> **Your task**: Restate the records below word for word, and omit the images they hold.

> **Rows from a dataset**:
────
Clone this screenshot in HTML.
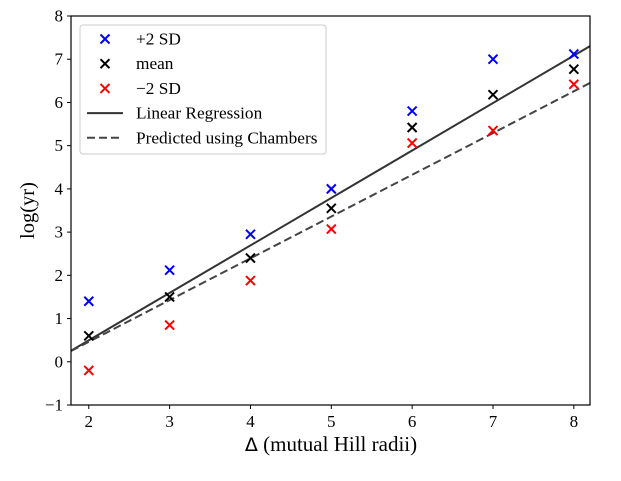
<!DOCTYPE html>
<html><head><meta charset="utf-8"><style>
body{margin:0;background:#fff}
svg text{font-family:"Liberation Serif",serif;fill:#000}
</style></head><body>
<svg id="c" width="621" height="476"></svg>
<script>
const xs=[2,3,4,5,6,7,8];
const plus2=[1.4,2.12,2.95,4.0,5.8,7.0,7.12];
const meanV=[0.6,1.5,2.4,3.55,5.42,6.18,6.77];
const minus2=[-0.2,0.85,1.88,3.07,5.06,5.35,6.42];
const regLine=[1.098,-1.70];
const chamLine=[0.966,-1.47];
const xTicks=[2,3,4,5,6,7,8];
const yTicks=[-1,0,1,2,3,4,5,6,7,8];
const L=71,R=590,T=16,B=405,X0=1.78,X1=8.2,Y0=-1,Y1=8;
const sx=v=>L+(v-X0)/(X1-X0)*(R-L), sy=v=>B-(v-Y0)/(Y1-Y0)*(B-T);
const svg=document.getElementById('c'),NS='http://www.w3.org/2000/svg';
function mk(t,a,p){const e=document.createElementNS(NS,t);for(const k in a)e.setAttribute(k,a[k]);(p||svg).appendChild(e);return e;}
function line(m,name,dash){
const g=mk('line',{x1:sx(X0),y1:sy(m[0]*X0+m[1]),x2:sx(X1),y2:sy(m[0]*X1+m[1]),stroke:dash?'#444':'#333','stroke-width':2,'stroke-dasharray':dash?'8,4':'none'});

}
line(regLine,'regression-line',false);
line(chamLine,'chambers-line',true);
function cross(x,y,c,name){const s=4.5;const g=mk('path',{d:`M${x-s},${y-s}L${x+s},${y+s}M${x-s},${y+s}L${x+s},${y-s}`,stroke:c,'stroke-width':2});

}
xs.forEach((x,i)=>{cross(sx(x),sy(plus2[i]),'#00f','plus2sd-point');cross(sx(x),sy(meanV[i]),'#000','mean-point');cross(sx(x),sy(minus2[i]),'#f00','minus2sd-point');});
const fr=mk('rect',{x:L,y:T,width:R-L,height:B-T,fill:'none',stroke:'#000','stroke-width':1.2});


xTicks.forEach(v=>{mk('line',{x1:sx(v),x2:sx(v),y1:B,y2:B+4,stroke:'#000'});const t=mk('text',{x:sx(v),y:B+22,'text-anchor':'middle','font-size':17});t.textContent=v;

});
yTicks.forEach(v=>{mk('line',{x1:L-4,x2:L,y1:sy(v),y2:sy(v),stroke:'#000'});const t=mk('text',{x:L-8,y:sy(v)+5.5,'text-anchor':'end','font-size':17});t.textContent=v<0?'\u2212'+(-v):v;

});
const xt=mk('text',{x:331,y:451,'text-anchor':'middle','font-size':21});xt.innerHTML='<tspan font-family="DejaVu Sans, sans-serif" font-size="19">\u0394</tspan> (mutual Hill radii)';


const yt=mk('text',{x:0,y:0,'text-anchor':'middle','font-size':20.5,transform:`translate(34,${(T+B)/2}) rotate(-90)`});yt.textContent='log(yr)';


const lg=mk('g',{});


mk('rect',{x:80,y:25,width:246,height:129,rx:3,fill:'#fff','fill-opacity':0.85,stroke:'#ccc'},lg);
const items=[['+2 SD','#00f','x'],['mean','#000','x'],['\u22122 SD','#f00','x'],['Linear Regression','#333','l'],['Predicted using Chambers','#444','d']];
items.forEach((it,i)=>{const y=39+i*24.7;
if(it[2]==='x'){const s=4.5;mk('path',{d:`M${105-s},${y-s}L${105+s},${y+s}M${105-s},${y+s}L${105+s},${y-s}`,stroke:it[1],'stroke-width':2},lg);}
else mk('line',{x1:87,x2:123,y1:y,y2:y,stroke:it[1],'stroke-width':2,'stroke-dasharray':it[2]==='d'?'8,4':'none'},lg);
const t=mk('text',{x:136,y:y+5.5,'font-size':17.3},lg);t.textContent=it[0];

});
</script>
</body></html>
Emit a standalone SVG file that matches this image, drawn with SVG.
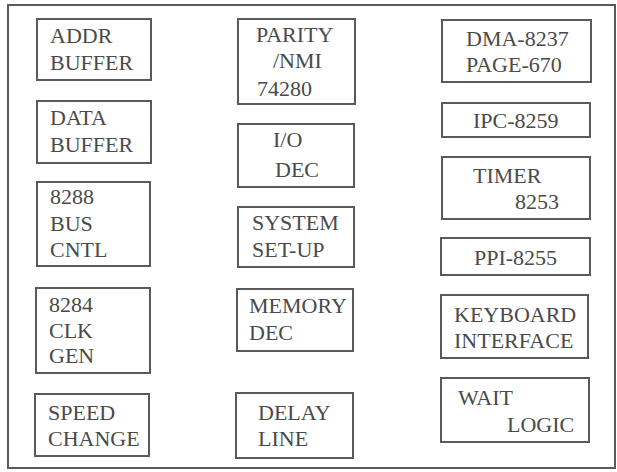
<svg xmlns="http://www.w3.org/2000/svg" width="617" height="472" viewBox="0 0 617 472">
<style>
.frame{fill:none;stroke:#5a5a5a;stroke-width:2}
.box{fill:none;stroke:#5a5a5a;stroke-width:2}
</style>
<rect width="617" height="472" fill="#ffffff"/>
<rect class="frame" x="8" y="5" width="607" height="463"/>
<g font-family="Liberation Serif, Times New Roman, serif" font-size="22" fill="#4a4a4a">
<g id="addr-buffer"><rect class="box" x="37" y="19" width="114" height="61"/><text x="50" y="43">ADDR</text><text x="50" y="70">BUFFER</text></g>
<g id="data-buffer"><rect class="box" x="37" y="101" width="114" height="62"/><text x="50" y="125">DATA</text><text x="50" y="152">BUFFER</text></g>
<g id="bus-cntl"><rect class="box" x="37" y="182" width="113" height="84"/><text x="50" y="204">8288</text><text x="50" y="231">BUS</text><text x="50" y="257">CNTL</text></g>
<g id="clk-gen"><rect class="box" x="36" y="288" width="114" height="85"/><text x="49" y="312">8284</text><text x="49" y="338">CLK</text><text x="49" y="363">GEN</text></g>
<g id="speed-change"><rect class="box" x="35" y="394" width="114" height="62"/><text x="48" y="420">SPEED</text><text x="48" y="446">CHANGE</text></g>
<g id="parity"><rect class="box" x="238" y="19" width="117" height="85"/><text x="256" y="42">PARITY</text><text x="273" y="68">/NMI</text><text x="257" y="96">74280</text></g>
<g id="io-dec"><rect class="box" x="238" y="124" width="116" height="63"/><text x="273" y="147">I/O</text><text x="275" y="177">DEC</text></g>
<g id="system-setup"><rect class="box" x="238" y="207" width="116" height="60"/><text x="252" y="230">SYSTEM</text><text x="252" y="257">SET-UP</text></g>
<g id="memory-dec"><rect class="box" x="237" y="289" width="116" height="62"/><text x="249" y="313">MEMORY</text><text x="249" y="340">DEC</text></g>
<g id="delay-line"><rect class="box" x="236" y="393" width="117" height="65"/><text x="258" y="420">DELAY</text><text x="258" y="446">LINE</text></g>
<g id="dma"><rect class="box" x="442" y="20" width="149" height="62"/><text x="466" y="46">DMA-8237</text><text x="466" y="72">PAGE-670</text></g>
<g id="ipc"><rect class="box" x="442" y="103" width="148" height="34"/><text x="473" y="128">IPC-8259</text></g>
<g id="timer"><rect class="box" x="442" y="157" width="148" height="62"/><text x="473" y="183">TIMER</text><text x="515" y="209">8253</text></g>
<g id="ppi"><rect class="box" x="441" y="238" width="149" height="37"/><text x="474" y="265">PPI-8255</text></g>
<g id="keyboard"><rect class="box" x="441" y="295" width="147" height="63"/><text x="454" y="322">KEYBOARD</text><text x="454" y="348">INTERFACE</text></g>
<g id="wait-logic"><rect class="box" x="441" y="378" width="148" height="64"/><text x="458" y="405">WAIT</text><text x="507" y="432">LOGIC</text></g>
</g>
<g id="connectors"></g>
</svg>
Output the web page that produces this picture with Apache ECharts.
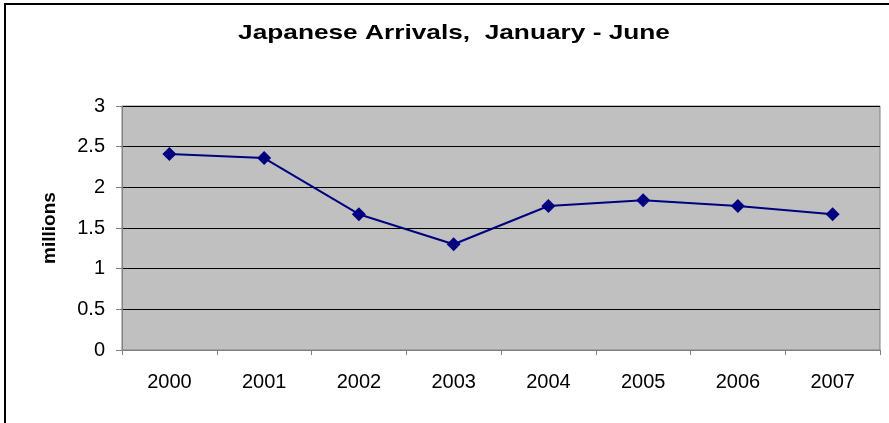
────
> **Result**:
Clone this screenshot in HTML.
<!DOCTYPE html>
<html><head><meta charset="utf-8"><style>
body{margin:0;background:#fff}
svg text{font-family:"Liberation Serif",serif;fill:#000}
</style></head><body>
<svg id="c" width="621" height="476"></svg>
<script>
const xs=[2,3,4,5,6,7,8];
const plus2=[1.4,2.12,2.95,4.0,5.8,7.0,7.12];
const meanV=[0.6,1.5,2.4,3.55,5.42,6.18,6.77];
const minus2=[-0.2,0.85,1.88,3.07,5.06,5.35,6.42];
const regLine=[1.098,-1.70];
const chamLine=[0.966,-1.47];
const xTicks=[2,3,4,5,6,7,8];
const yTicks=[-1,0,1,2,3,4,5,6,7,8];
const L=71,R=590,T=16,B=405,X0=1.78,X1=8.2,Y0=-1,Y1=8;
const sx=v=>L+(v-X0)/(X1-X0)*(R-L), sy=v=>B-(v-Y0)/(Y1-Y0)*(B-T);
const svg=document.getElementById('c'),NS='http://www.w3.org/2000/svg';
function mk(t,a,p){const e=document.createElementNS(NS,t);for(const k in a)e.setAttribute(k,a[k]);(p||svg).appendChild(e);return e;}
function line(m,name,dash){
const g=mk('line',{x1:sx(X0),y1:sy(m[0]*X0+m[1]),x2:sx(X1),y2:sy(m[0]*X1+m[1]),stroke:dash?'#444':'#333','stroke-width':2,'stroke-dasharray':dash?'8,4':'none'});

}
line(regLine,'regression-line',false);
line(chamLine,'chambers-line',true);
function cross(x,y,c,name){const s=4.5;const g=mk('path',{d:`M${x-s},${y-s}L${x+s},${y+s}M${x-s},${y+s}L${x+s},${y-s}`,stroke:c,'stroke-width':2});

}
xs.forEach((x,i)=>{cross(sx(x),sy(plus2[i]),'#00f','plus2sd-point');cross(sx(x),sy(meanV[i]),'#000','mean-point');cross(sx(x),sy(minus2[i]),'#f00','minus2sd-point');});
const fr=mk('rect',{x:L,y:T,width:R-L,height:B-T,fill:'none',stroke:'#000','stroke-width':1.2});


xTicks.forEach(v=>{mk('line',{x1:sx(v),x2:sx(v),y1:B,y2:B+4,stroke:'#000'});const t=mk('text',{x:sx(v),y:B+22,'text-anchor':'middle','font-size':17});t.textContent=v;

});
yTicks.forEach(v=>{mk('line',{x1:L-4,x2:L,y1:sy(v),y2:sy(v),stroke:'#000'});const t=mk('text',{x:L-8,y:sy(v)+5.5,'text-anchor':'end','font-size':17});t.textContent=v<0?'\u2212'+(-v):v;

});
const xt=mk('text',{x:331,y:451,'text-anchor':'middle','font-size':21});xt.innerHTML='<tspan font-family="DejaVu Sans, sans-serif" font-size="19">\u0394</tspan> (mutual Hill radii)';


const yt=mk('text',{x:0,y:0,'text-anchor':'middle','font-size':20.5,transform:`translate(34,${(T+B)/2}) rotate(-90)`});yt.textContent='log(yr)';


const lg=mk('g',{});


mk('rect',{x:80,y:25,width:246,height:129,rx:3,fill:'#fff','fill-opacity':0.85,stroke:'#ccc'},lg);
const items=[['+2 SD','#00f','x'],['mean','#000','x'],['\u22122 SD','#f00','x'],['Linear Regression','#333','l'],['Predicted using Chambers','#444','d']];
items.forEach((it,i)=>{const y=39+i*24.7;
if(it[2]==='x'){const s=4.5;mk('path',{d:`M${105-s},${y-s}L${105+s},${y+s}M${105-s},${y+s}L${105+s},${y-s}`,stroke:it[1],'stroke-width':2},lg);}
else mk('line',{x1:87,x2:123,y1:y,y2:y,stroke:it[1],'stroke-width':2,'stroke-dasharray':it[2]==='d'?'8,4':'none'},lg);
const t=mk('text',{x:136,y:y+5.5,'font-size':17.3},lg);t.textContent=it[0];

});
</script>
</body></html>
Emit a standalone SVG file that matches this image, drawn with SVG.
<svg xmlns="http://www.w3.org/2000/svg" width="617" height="472" viewBox="0 0 617 472">
<style>
.frame{fill:none;stroke:#5a5a5a;stroke-width:2}
.box{fill:none;stroke:#5a5a5a;stroke-width:2}
</style>
<rect width="617" height="472" fill="#ffffff"/>
<rect class="frame" x="8" y="5" width="607" height="463"/>
<g font-family="Liberation Serif, Times New Roman, serif" font-size="22" fill="#4a4a4a">
<g id="addr-buffer"><rect class="box" x="37" y="19" width="114" height="61"/><text x="50" y="43">ADDR</text><text x="50" y="70">BUFFER</text></g>
<g id="data-buffer"><rect class="box" x="37" y="101" width="114" height="62"/><text x="50" y="125">DATA</text><text x="50" y="152">BUFFER</text></g>
<g id="bus-cntl"><rect class="box" x="37" y="182" width="113" height="84"/><text x="50" y="204">8288</text><text x="50" y="231">BUS</text><text x="50" y="257">CNTL</text></g>
<g id="clk-gen"><rect class="box" x="36" y="288" width="114" height="85"/><text x="49" y="312">8284</text><text x="49" y="338">CLK</text><text x="49" y="363">GEN</text></g>
<g id="speed-change"><rect class="box" x="35" y="394" width="114" height="62"/><text x="48" y="420">SPEED</text><text x="48" y="446">CHANGE</text></g>
<g id="parity"><rect class="box" x="238" y="19" width="117" height="85"/><text x="256" y="42">PARITY</text><text x="273" y="68">/NMI</text><text x="257" y="96">74280</text></g>
<g id="io-dec"><rect class="box" x="238" y="124" width="116" height="63"/><text x="273" y="147">I/O</text><text x="275" y="177">DEC</text></g>
<g id="system-setup"><rect class="box" x="238" y="207" width="116" height="60"/><text x="252" y="230">SYSTEM</text><text x="252" y="257">SET-UP</text></g>
<g id="memory-dec"><rect class="box" x="237" y="289" width="116" height="62"/><text x="249" y="313">MEMORY</text><text x="249" y="340">DEC</text></g>
<g id="delay-line"><rect class="box" x="236" y="393" width="117" height="65"/><text x="258" y="420">DELAY</text><text x="258" y="446">LINE</text></g>
<g id="dma"><rect class="box" x="442" y="20" width="149" height="62"/><text x="466" y="46">DMA-8237</text><text x="466" y="72">PAGE-670</text></g>
<g id="ipc"><rect class="box" x="442" y="103" width="148" height="34"/><text x="473" y="128">IPC-8259</text></g>
<g id="timer"><rect class="box" x="442" y="157" width="148" height="62"/><text x="473" y="183">TIMER</text><text x="515" y="209">8253</text></g>
<g id="ppi"><rect class="box" x="441" y="238" width="149" height="37"/><text x="474" y="265">PPI-8255</text></g>
<g id="keyboard"><rect class="box" x="441" y="295" width="147" height="63"/><text x="454" y="322">KEYBOARD</text><text x="454" y="348">INTERFACE</text></g>
<g id="wait-logic"><rect class="box" x="441" y="378" width="148" height="64"/><text x="458" y="405">WAIT</text><text x="507" y="432">LOGIC</text></g>
</g>
<g id="connectors"></g>
</svg>
Output the web page that produces this picture with Apache ECharts.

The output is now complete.